В голове у меня промелькнуло много просьб разом, но я тут же одумался. Разве можно просить вознаграждение за то, что я сделал из преданности Мастеру? Да и зачем? Ведь стоит мне только заикнуться, что у меня возникла в чём-то нужда, он тут же даёт или покупает нужную вещь. Поэтому я ответил так:
— Мастер, ничего я просить не буду. Когда-нибудь, может, и попрошу, но не сейчас. Сейчас мне нужно только одно: чтобы вы не болели. И я каждую минуту возношу хвалу Богу за то, что ваша рука спасена и напишет ещё много великолепных картин.
Мастер промолчал. Он вообще был немногословным человеком. Но я видел, что мои слова ему дороги, что он мысленно перебирает их, чтобы сохранить в тайниках души.
Когда Мастер окончательно поправился, он обошёл все генуэзские галереи и частные коллекции и, выбрав несколько картин, отослал их королю на попутном галеоне. А мы, уже не по морю, а сушей, отправились в Венецию. Города и селения в Италии — в отличие от Испании — расположены довольно кучно, в пределах неутомительного дневного перехода. При хорошей погоде мы с Мастером отправляли наши вещи вперёд, с погонщиком мулов, а сами, встав на заре, прихватывали по буханке хлеба и шли пешком. Многие местные удивлялись безрассудству Мастера, предупреждали, что на дорогах много воров. Но он отвечал, что ничего ценного у нас с собой нет, а едой он всегда охотно поделится с любым голодным. За всё время пути ни нападений, ни иных посягательств мы не испытали, а в деревнях нам попадались добрые и гостеприимные люди. Этим они сильно отличались от хитроватых городских людишек, которые вечно стремились нас, иностранцев, как-нибудь облапошить. Но мы и в самом деле не носили с собой кошелей, а держали по нескольку монет в мешочках: часть — за поясом, часть прятали в ботинках. Больших же денег у нас и вовсе при себе не имелось, так как банкиры короля договорились с итальянскими ростовщиками{42}, что по прибытии в Венецию и Рим мы получим столько, сколько понадобится.
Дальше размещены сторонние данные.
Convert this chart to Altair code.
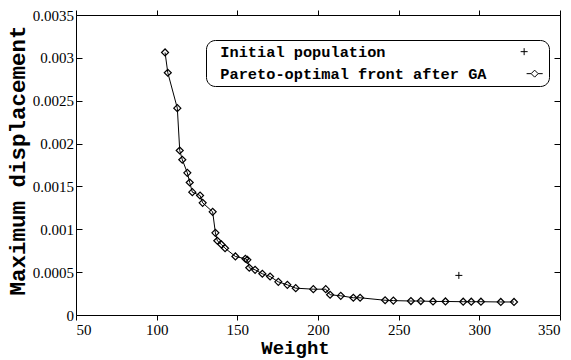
import altair as alt
import pandas as pd

# Pareto-optimal front after GA
front_weight = [105.2, 106.9, 112.8, 114.3, 115.9, 119.0, 120.5, 122.1, 126.9, 128.5,
                134.7, 136.4, 137.6, 140.1, 142.4, 148.8, 155.0, 156.2, 157.4, 161.0,
                165.5, 170.3, 175.4, 181.0, 186.2, 197.1, 204.8, 207.5, 214.1, 221.9,
                226.1, 241.6, 246.7, 257.6, 263.7, 271.3, 279.0, 290.0, 295.0, 301.0,
                313.3, 321.5]
front_disp = [0.003063, 0.002826, 0.002413, 0.001919, 0.001811, 0.001659, 0.001546, 0.001433,
              0.001394, 0.001309, 0.001204, 0.000959, 0.000866, 0.000823, 0.000779, 0.000683,
              0.000656, 0.000644, 0.000551, 0.000527, 0.000481, 0.000449, 0.000387, 0.000352,
              0.000313, 0.000301, 0.000301, 0.000236, 0.000224, 0.000201, 0.000201, 0.000172,
              0.000168, 0.000163, 0.000163, 0.000158, 0.000158, 0.000155, 0.000155, 0.000155,
              0.000152, 0.000152]

# Initial population (only visible point)
init_weight = [287.3]
init_disp = [0.000462]

legend_labels = ["Initial population", "Pareto-optimal front after GA"]
x_ticks = [50, 100, 150, 200, 250, 300, 350]
y_ticks = [0, 0.0005, 0.001, 0.0015, 0.002, 0.0025, 0.003, 0.0035]

front = pd.DataFrame({"Weight": front_weight, "Disp": front_disp})
init = pd.DataFrame({"Weight": init_weight, "Disp": init_disp})
leg = pd.DataFrame({"series": legend_labels})

xs = alt.Scale(domain=[50, 350], nice=False, zero=False)
ys = alt.Scale(domain=[0, 0.0035], nice=False)

MONO = "Liberation Mono"
SERIF = "Liberation Serif"

bottom_axis = alt.Axis(values=x_ticks, format="d", offset=0, tickSize=5, domain=False,
                       grid=False, ticks=True, tickWidth=1, tickColor="black",
                       labelPadding=2, labelFont=SERIF, labelFontSize=15, labelColor="black",
                       title="Weight", titleFont=MONO, titleFontWeight="bold",
                       titleFontSize=19, titleColor="black", titleX=219, titleY=32,
                       titleBaseline="middle", titleAlign="center")
left_axis = alt.Axis(values=y_ticks, format="~g", offset=-6, tickSize=6, domain=False, grid=False,
                     ticks=True, tickWidth=1, tickColor="black",
                     labelPadding=2.5, labelFont=SERIF, labelFontSize=15, labelColor="black",
                     title="Maximum displacement", titleFont=MONO,
                     titleFontWeight="bold", titleFontSize=22.5, titleColor="black",
                     titleX=-65, titleY=145, titleAngle=270, titleBaseline="middle",
                     titleAlign="center")
top_axis = alt.Axis(orient="top", values=x_ticks, offset=0, tickSize=5, domain=True, grid=False,
                    ticks=True, tickWidth=1, labels=False, title=None, tickColor="black",
                    domainColor="black")
right_axis = alt.Axis(orient="right", offset=-6, tickSize=6, domain=False,
                      ticks=True, tickWidth=1, grid=False, labels=False, title=None,
                      tickColor="black")

line = alt.Chart(front).mark_line(color="black", strokeWidth=1).encode(
    x=alt.X("Weight:Q", scale=xs, axis=bottom_axis),
    y=alt.Y("Disp:Q", scale=ys, axis=left_axis),
)

pts = alt.Chart(front).mark_point(shape="diamond", size=49, filled=False, color="black",
                                  strokeWidth=1.2, opacity=1).encode(
    x=alt.X("Weight:Q", scale=xs, axis=None),
    y=alt.Y("Disp:Q", scale=ys, axis=None),
)

plus_path = "M-1,0L1,0M0,-1L0,1"
cross = alt.Chart(init).mark_point(shape=plus_path, size=49, filled=False, color="black",
                                   strokeWidth=1, opacity=1).encode(
    x=alt.X("Weight:Q", scale=xs, axis=top_axis),
    y=alt.Y("Disp:Q", scale=ys, axis=right_axis),
)

legend_plus = "M-4,0L-2,0M-3,-1L-3,1"
legend_line_diamond = "M-2.3,0L-1,0M1,0L2.3,0M-1,0L0,-1L1,0L0,1Z"

legend_layer = alt.Chart(leg).transform_filter("false").mark_point(
    filled=False, color="black", strokeWidth=1, opacity=1
).encode(
    shape=alt.Shape("series:N",
                    scale=alt.Scale(domain=legend_labels, range=[legend_plus, legend_line_diamond]),
                    legend=alt.Legend(orient="none", legendX=130, legendY=25, title=None,
                                      strokeColor="black", cornerRadius=9, fillColor="white",
                                      padding=4, rowPadding=6, symbolSize=49,
                                      symbolOffset=317, labelOffset={"expr": "-322"},
                                      labelLimit=400,
                                      labelFont=MONO, labelFontWeight="bold", labelFontSize=15.3,
                                      labelColor="black", symbolStrokeColor="black",
                                      symbolStrokeWidth=1)),
)

chart = alt.layer(line, pts, cross, legend_layer).resolve_axis(
    x="independent", y="independent"
).properties(
    width=484, height=300,
    autosize=alt.AutoSizeParams(type="none"),
    padding={"left": 76, "top": 15, "right": 11, "bottom": 45},
    background="white",
).configure_view(stroke="black", strokeWidth=1)

chart.save("out.html", embed_options={"renderer": "svg", "actions": False})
Зато я всегда держал наготове уже натянутые на рамы холсты, угольные палочки и краски. Мастер часто останавливался, желая запечатлеть, как свет проникает сквозь ажурную решётку голых веток, как посверкивает на болоте роса, как ручей течет среди пустых бурых полей. Стояла зима, настоящая, холодная. Однажды пошёл снег, началась метель, и мы застряли в старинном городке под названием Кремона, где Мастер занялся поисками знаменитого семейства, про которое слышал ещё в Испании. Эти люди делали скрипки, передавая секреты обработки дерева и изготовления лаков из поколения в поколение.
Потом нас, прямо в дороге, настиг ледяной дождь, и Мастер промок и продрог до костей. Из-за этого у него снова разболелась и распухла правая кисть. Когда мы наконец добрались до придорожной таверны, Мастера знобило. Он лёг и боялся даже пошевелиться. Да и не мудрено! Чем, как не этой рукой, добывал он пропитание для своей семьи? Все его знания и умения, всё мастерство были смолоду — и вот уже тридцать лет -— сосредоточены в этой руке!